Thanks Wendell. I agree. I did talk to the person over Intensive Care and Pediatrics. He was sympathetic, but a bit defensive. Kept saying I need to own part of it. 
It's not about blame or taking ownership, etc.; it's about realizing there is a problem and fixing it. Like you said, the handoff needs to be better.
I am big on systems. Telling everyone to do the handoff better is a behavioral change. Just like when we chastise or try to teach the ED physicians to not do a U/A reflex on urines on two-year-olds or younger or especially cathed specimens. Any pending lab result has to get sent to the PCP as well as the hospitalist. Where was the ordering physician? The ED doctor?
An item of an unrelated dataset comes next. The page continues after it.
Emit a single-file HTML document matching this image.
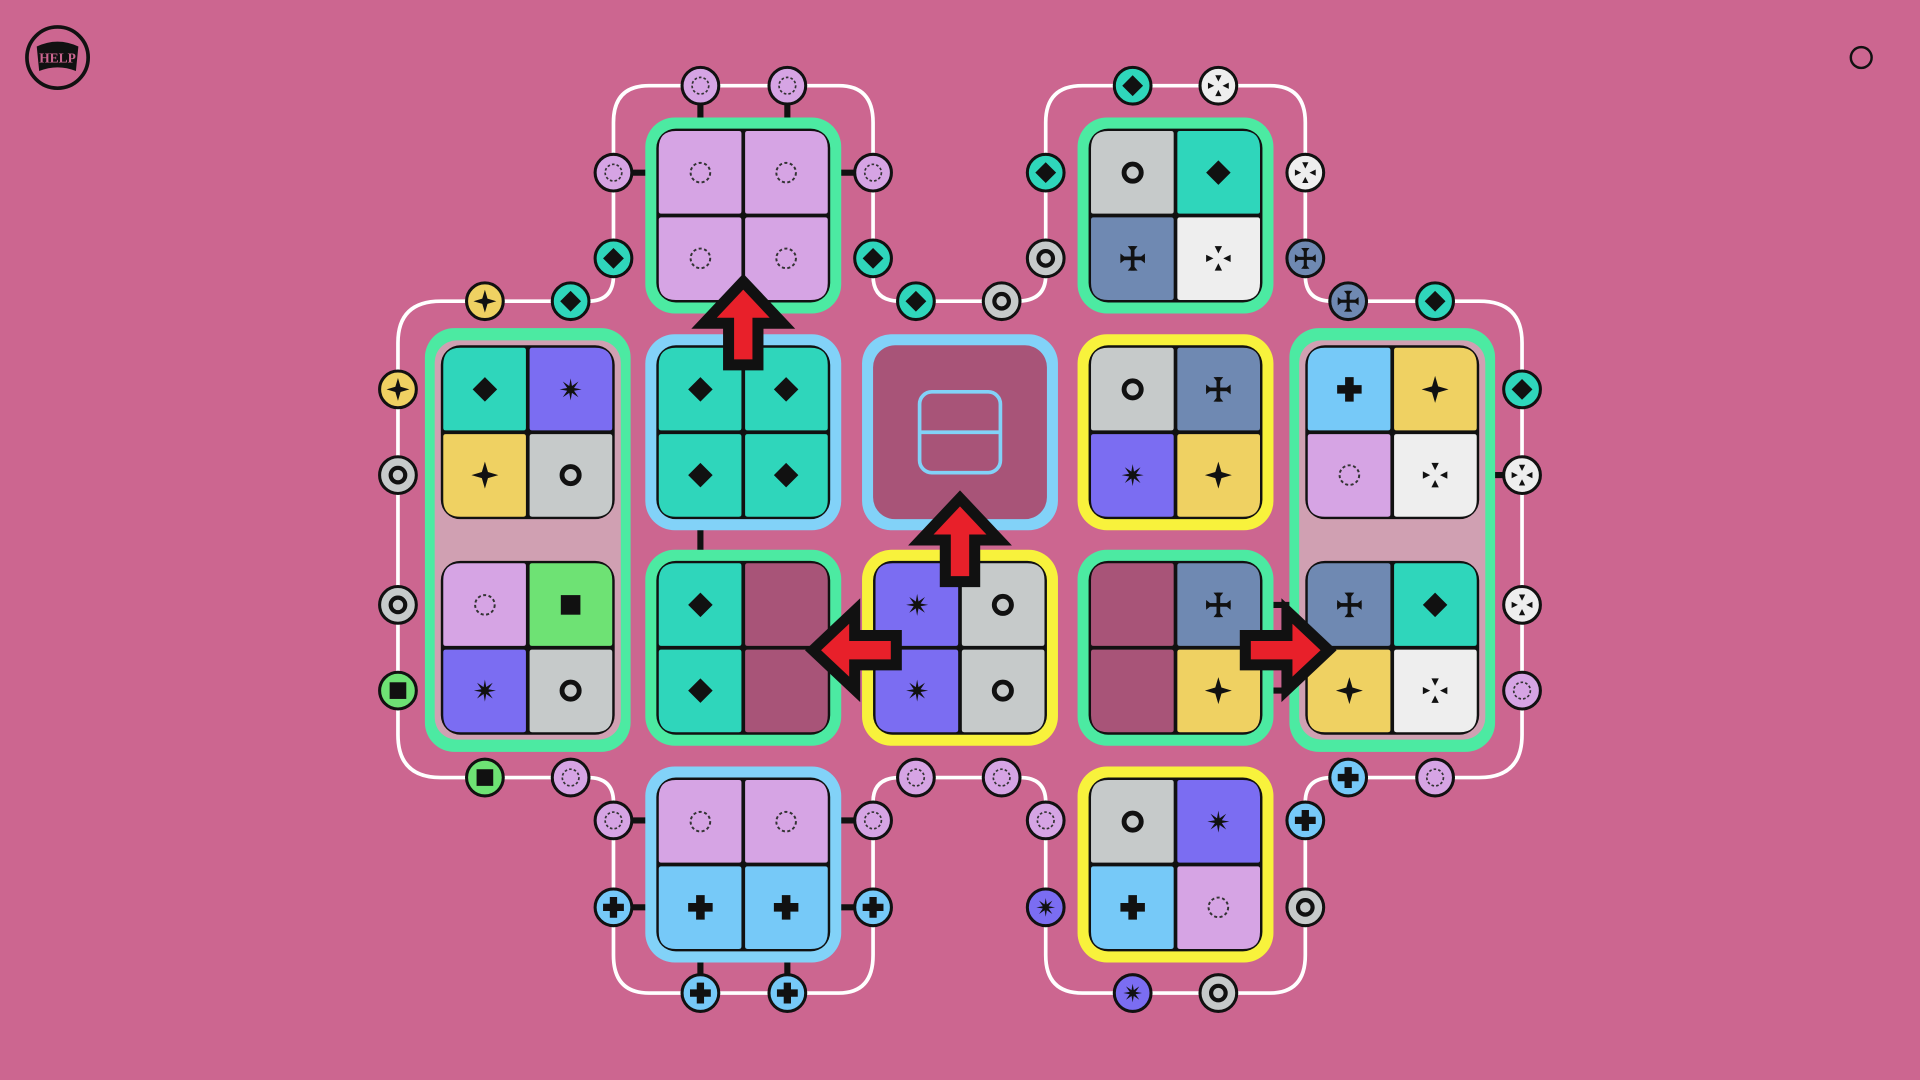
<!DOCTYPE html>
<html><head><meta charset="utf-8"><style>
html,body{margin:0;padding:0;background:#cc6690;overflow:hidden}
#wrap{width:1568px;height:882px;transform:scale(1.22449);transform-origin:0 0}
svg{display:block}
</style></head><body><div id="wrap">
<svg id="s" width="1568" height="882" viewBox="0 0 1568 882" xmlns="http://www.w3.org/2000/svg">
<rect width="1568" height="882" fill="#cc6690"/>
<path d="M325 280 Q325 246 360 246 L480 246 Q501 246 501 225 L501 100 Q501 70 530 70 L685 70 Q713 70 713 100 L713 225 Q713 246 735 246 L830 246 Q854 246 854 225 L854 100 Q854 70 884 70 L1037 70 Q1066 70 1066 100 L1066 225 Q1066 246 1088 246 L1208 246 Q1243 246 1243 280 L1243 600 Q1243 635 1208 635 L1088 635 Q1066 635 1066 655 L1066 780 Q1066 811 1037 811 L884 811 Q854 811 854 780 L854 655 Q854 635 833 635 L735 635 Q713 635 713 655 L713 780 Q713 811 685 811 L530 811 Q501 811 501 780 L501 655 Q501 635 480 635 L360 635 Q325 635 325 600 Z" fill="none" stroke="#fff" stroke-width="3"/>
<g id="g"></g>
<circle cx="47" cy="47" r="25" fill="#cc6690" stroke="#111" stroke-width="3"/>
<path d="M30 38 Q47 30 64 38 L62 58 Q47 52 32 58 Z" fill="#111"/>
<text x="47" y="51" font-family="Liberation Serif,serif" font-weight="bold" font-size="11" fill="#cc6690" text-anchor="middle">HELP</text>
<circle cx="1520" cy="47" r="8.5" fill="none" stroke="#111" stroke-width="2"/>
</svg></div>
<script>
const C={teal:'#2fd6bb',lil:'#d6a4e4',pur:'#7b6df2',gray:'#c6caca',yel:'#efd162',stl:'#6f89b2',wht:'#eeeeee',blu:'#76c9f8',grn:'#6ee274',dp:'#a85478'};
const B={g:'#4ceaa2',b:'#82d2f8',y:'#f8f23c'};
let h='';
function icon(t,x,y,s){s=s||1;let k=`transform="translate(${x} ${y}) scale(${s})"`;
switch(t){
case 'dia':return `<polygon ${k} points="0,-10 10,0 0,10 -10,0" fill="#111"/>`;
case 's8':{let p=[];for(let i=0;i<16;i++){let r=i%2?3:9,a=i*Math.PI/8;p.push((r*Math.sin(a)).toFixed(1)+','+(-r*Math.cos(a)).toFixed(1));}return `<polygon ${k} points="${p.join(' ')}" fill="#111"/>`;}
case 's4':return `<polygon ${k} points="0,-11 2.5,-2.5 11,0 2.5,2.5 0,11 -2.5,2.5 -11,0 -2.5,-2.5" fill="#111"/>`;
case 'ring':return `<circle ${k} r="7" fill="none" stroke="#111" stroke-width="4"/>`;
case 'plus':return `<path ${k} d="M-3.5 -10h7v6.5h6.5v7h-6.5v6.5h-7v-6.5h-6.5v-7h6.5z" fill="#111"/>`;
case 'crs':return `<g ${k} fill="#111"><rect x="-1.5" y="-10" width="3" height="20"/><rect x="-10" y="-1.5" width="20" height="3"/><polygon points="-4,-10 4,-10 0,-5"/><polygon points="-4,10 4,10 0,5"/><polygon points="-10,-4 -10,4 -5,0"/><polygon points="10,-4 10,4 5,0"/></g>`;
case 'dots':return `<g ${k} fill="#111"><polygon points="-3,-10 3,-10 0,-4"/><polygon points="-3,10 3,10 0,4"/><polygon points="-10,-3 -10,3 -4,0"/><polygon points="10,-3 10,3 4,0"/></g>`;
case 'dash':return `<circle ${k} r="8" fill="none" stroke="#333" stroke-width="1.6" stroke-dasharray="2.5 2"/>`;
case 'sq':return `<rect ${k} x="-8" y="-8" width="16" height="16" fill="#111"/>`;
}return '';}
const F={dia:'teal',s8:'pur',s4:'yel',ring:'gray',plus:'blu',crs:'stl',dots:'wht',dash:'lil',sq:'grn'};
function cells(cx,cy,list){
 h+=`<rect x="${cx-71}" y="${cy-71}" width="142" height="142" rx="16" fill="#111"/>`;
 const pos=[[-1,-1],[1,-1],[-1,1],[1,1]];
 list.forEach((t,i)=>{let [dx,dy]=pos[i];let x=cx+(dx<0?-69:1.5),y=cy+(dy<0?-69:1.5);
  let col=t=='dp'?C.dp:C[F[t]];
  h+=`<path d="${rr(x,y,67.5,67.5,dx,dy)}" fill="${col}"/>`;
  if(t!='dp')h+=icon(t,cx+dx*35,cy+dy*35);});
}
function rr(x,y,w,hh,dx,dy){let r=14;
 let tl=(dx<0&&dy<0)?r:2,tr=(dx>0&&dy<0)?r:2,br=(dx>0&&dy>0)?r:2,bl=(dx<0&&dy>0)?r:2;
 return `M${x+tl} ${y}H${x+w-tr}Q${x+w} ${y} ${x+w} ${y+tr}V${y+hh-br}Q${x+w} ${y+hh} ${x+w-br} ${y+hh}H${x+bl}Q${x} ${y+hh} ${x} ${y+hh-bl}V${y+tl}Q${x} ${y} ${x+tl} ${y}Z`;}
function tile(cx,cy,b,list){h+=`<rect x="${cx-80}" y="${cy-80}" width="160" height="160" rx="24" fill="${B[b]}"/>`;cells(cx,cy,list);}
const st=[[572,70,572,110],[643,70,643,110],[501,141,540,141],[713,141,675,141],[572,420,572,470],[1243,388,1200,388],[1030,494,1070,494],[1030,564,1070,564],[501,670,540,670],[713,670,675,670],[501,741,540,741],[713,741,675,741],[572,811,572,770],[643,811,643,770]];
st.forEach(s=>h+=`<line x1="${s[0]}" y1="${s[1]}" x2="${s[2]}" y2="${s[3]}" stroke="#111" stroke-width="5"/>`);
[[431],[1137]].forEach(([cx])=>{h+=`<rect x="${cx-84}" y="268" width="168" height="346" rx="24" fill="${B.g}"/><rect x="${cx-76}" y="278" width="152" height="326" rx="18" fill="#d0a0b2"/>`;});
cells(431,353,['dia','s8','s4','ring']);cells(431,529,['dash','sq','s8','ring']);
cells(1137,353,['plus','s4','dash','dots']);cells(1137,529,['crs','dia','s4','dots']);
tile(607,176,'g',['dash','dash','dash','dash']);
tile(960,176,'g',['ring','dia','crs','dots']);
tile(607,353,'b',['dia','dia','dia','dia']);
h+=`<rect x="704" y="273" width="160" height="160" rx="24" fill="${B.b}"/><rect x="713" y="282" width="142" height="142" rx="18" fill="${C.dp}"/><rect x="751" y="320" width="66" height="66" rx="10" fill="none" stroke="${B.b}" stroke-width="3"/><line x1="751" y1="353" x2="817" y2="353" stroke="${B.b}" stroke-width="3"/>`;
tile(960,353,'y',['ring','crs','s8','s4']);
tile(607,529,'g',['dia','dp','dia','dp']);
tile(784,529,'y',['s8','ring','s8','ring']);
tile(960,529,'g',['dp','crs','dp','s4']);
tile(607,706,'b',['dash','dash','plus','plus']);
tile(960,706,'y',['ring','s8','plus','dash']);
const cn=[[572,70,'dash'],[643,70,'dash'],[501,141,'dash'],[713,141,'dash'],[501,211,'dia'],[713,211,'dia'],[748,246,'dia'],[818,246,'ring'],[854,211,'ring'],[854,141,'dia'],[925,70,'dia'],[995,70,'dots'],[1066,141,'dots'],[1066,211,'crs'],[1101,246,'crs'],[1172,246,'dia'],[1243,318,'dia'],[1243,388,'dots'],[1243,494,'dots'],[1243,564,'dash'],[1172,635,'dash'],[1101,635,'plus'],[1066,670,'plus'],[1066,741,'ring'],[995,811,'ring'],[925,811,'s8'],[854,741,'s8'],[854,670,'dash'],[818,635,'dash'],[748,635,'dash'],[713,670,'dash'],[713,741,'plus'],[643,811,'plus'],[572,811,'plus'],[501,741,'plus'],[501,670,'dash'],[466,635,'dash'],[396,635,'sq'],[325,564,'sq'],[325,494,'ring'],[325,388,'ring'],[325,318,'s4'],[396,246,'s4'],[466,246,'dia']];
cn.forEach(([x,y,t])=>{h+=`<circle cx="${x}" cy="${y}" r="15" fill="${C[F[t]]}" stroke="#111" stroke-width="2.5"/>`+icon(t,x,y,0.85);});
function arrow(x,y,rot){h+=`<path transform="translate(${x} ${y}) rotate(${rot})" d="M0 -34 L32 0 L12 0 L12 34 L-12 34 L-12 0 L-32 0 Z" fill="#e8202a" stroke="#111" stroke-width="9" stroke-linejoin="miter"/>`;}
arrow(607,264,0);arrow(784,441,0);arrow(698,531,-90);arrow(1051,531,90);
document.getElementById('g').innerHTML=h;
</script>
</body></html>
I remember with the U/A and cultures (regardless), the head of microbiology and I came up with the perfect solution. But, no one went with it. CPOE has many places where your selection brings up a window to either stop you or educate you. For instance, try ordering IV Vanco. You can but only after your check off a few boxes that tells the pharmacy why you need to use it. Should be the same with ordering a urinalysis on any child under five or whatever cutoff. Either educate them that young children and infants don't localize their infection plus a UTI in a nine-month-old is much worse than in a 16 yo. Maybe make it mandatory unless you give another reason for the U/A and U/A micro such as hematuria or proteinuria. But, no, they just keep ordering U/A reflexes and putting them on amoxicillin and Bactrim so the UTI has a 50% chance or greater of being resistant. Can't use cefprozil, that would make too much sense. But, I digress.